Themes of Absurdity and Meaninglessness.
Many existential works reflect a confrontation with the seeming lack of inherent meaning in life, a central theme in existentialism. This often leads to depictions of despair, absurdity, or the search for meaning in a chaotic world.

“We are like books. Most people only see our cover, the minority read only the introduction, many people believe the critics. Few will know our content.”
— Emile Zola

Freedom and Choice.
Existential art often examines the individual's freedom to make choices and the accompanying burden of responsibility. The freedom to define oneself and one's existence is juxtaposed with the anxiety or dread that this freedom can generate.

Alienation and Isolation.
Existential art frequently portrays feelings of alienation, isolation, and estrangement from society, other people, or even oneself. The individual’s search for authenticity and personal identity in a world that can feel impersonal or hostile is a recurring subject.

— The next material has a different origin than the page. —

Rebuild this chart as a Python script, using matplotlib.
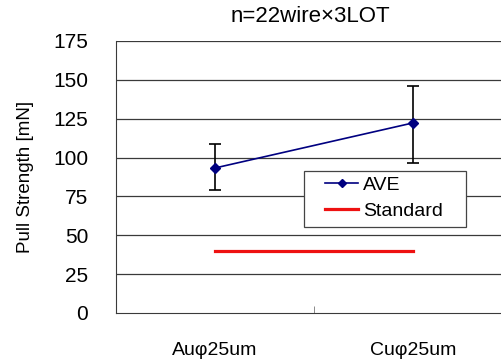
import matplotlib.pyplot as plt
from matplotlib.patches import Rectangle
import numpy as np

plt.rcParams['font.family'] = ['Liberation Sans', 'DejaVu Sans']

categories = ['Auφ25um', 'Cuφ25um']
ave = [93.3, 122.3]
err_high = [108.7, 146.0]
err_low = [79.1, 96.5]
standard = [40, 40]
yticks = [0, 25, 50, 75, 100, 125, 150, 175]

W, H = 501, 360
x = np.arange(len(categories))
ave = np.array(ave)
yerr = [ave - np.array(err_low), np.array(err_high) - ave]

fig = plt.figure(figsize=(W / 100, H / 100), dpi=100)
ax = fig.add_axes([116 / W, 47 / H, 396 / W, 272 / H])

# grid lines drawn as plain horizontal lines
for t in yticks[1:]:
    ax.axhline(t, color='#3a3a3a', lw=0.9, zorder=0)

ax.errorbar(x, ave, yerr=yerr, fmt='none', ecolor='black', elinewidth=1.2,
            capsize=4, capthick=1.2, zorder=2)
ax.plot(x, ave, color='#000080', marker='D', markersize=5.5, lw=1.2,
        label='AVE', zorder=3)
ax.plot(x, standard, color='#ee1111', lw=2.3, label='Standard', zorder=3)

ax.set_xlim(-0.5, 1.5)
ax.set_ylim(0, 175)
ax.set_yticks(yticks)
ax.set_xticks(x)
ax.set_xticklabels(categories)
ax.set_xticks([0.5], minor=True)
ax.tick_params(axis='x', which='major', length=0, pad=21, labelsize=14)
ax.tick_params(axis='x', which='minor', length=5, direction='in', color='#777777')
ax.tick_params(axis='y', length=0, pad=20, labelsize=15)

for side in ['top', 'right']:
    ax.spines[side].set_visible(False)
ax.spines['left'].set_color('#3a3a3a')
ax.spines['bottom'].set_color('#3a3a3a')

ax.set_ylabel('Pull Strength [mN]', fontsize=13.5, labelpad=14)
fig.text(310 / W, 1 - 17 / H, 'n=22wire×3LOT', ha='center', va='center',
         fontsize=16)

# legend box, wider padding on the sides than matplotlib's uniform borderpad
ax.add_patch(Rectangle((304 / W, 1 - 227 / H), 162 / W, 56 / H,
                       transform=fig.transFigure, facecolor='white',
                       edgecolor='#444444', lw=0.9, zorder=4, clip_on=False))
leg = ax.legend(loc='upper left', bbox_to_anchor=(325 / W, 1 - 176 / H),
                bbox_transform=fig.transFigure, fontsize=14, frameon=False,
                handlelength=1.7, borderaxespad=0, borderpad=0,
                labelspacing=0.45, handletextpad=0.25, markerscale=0.8)
leg.set_zorder(5)

fig.savefig('out.png', dpi=100)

There are so many artists past and present working in this area. Too many to mention without leaving a lot out. However, a few that come to mind are Wassily Kandinsky, Mark Rothko, Paul Klee, and Edvard Munch. Munch’s famous painting The Scream expresses existential dread, or Alberto Giacometti, whose sculptures often reflect the isolation and vulnerability of the human figure.

“What the herd hates most is the one who thinks differently; it is not so much the opinion itself, but the audacity of wanting to think for themselves, something that they do not know how to do.”
— Arthur Schopenhauer

Writers like Ernest Becker, Soren Kirkegaard, Martin Heidegger, Jean-Paul Sartre, Albert Camus, and Franz Kafka have explored existentialist themes in literature, and directors like Ingmar Bergman and Andrei Tarkovsky have used visual storytelling to explore existential issues in film.

The overarching goal of existential art is often to provoke the audience to reflect on their own existence and mortality and search for meaning in a world that may not offer easy answers.

I’m particularly interested in this because I’ve been making existential art for 35 years. It is a matter of perspective and narrative. If you haven’t read my advice on creating a body of work, check it out.

“I cannot pretend I am without fear. But my predominant feeling is one of gratitude. I have loved and been loved; I have been given much and I have given something in return; I have read and traveled and thought and written. I have had an intercourse with the world, the special intercourse of writers and readers. Above all, I have been a sentient being, a thinking animal, on this beautiful planet, and that in itself has been an enormous privilege and adventure.”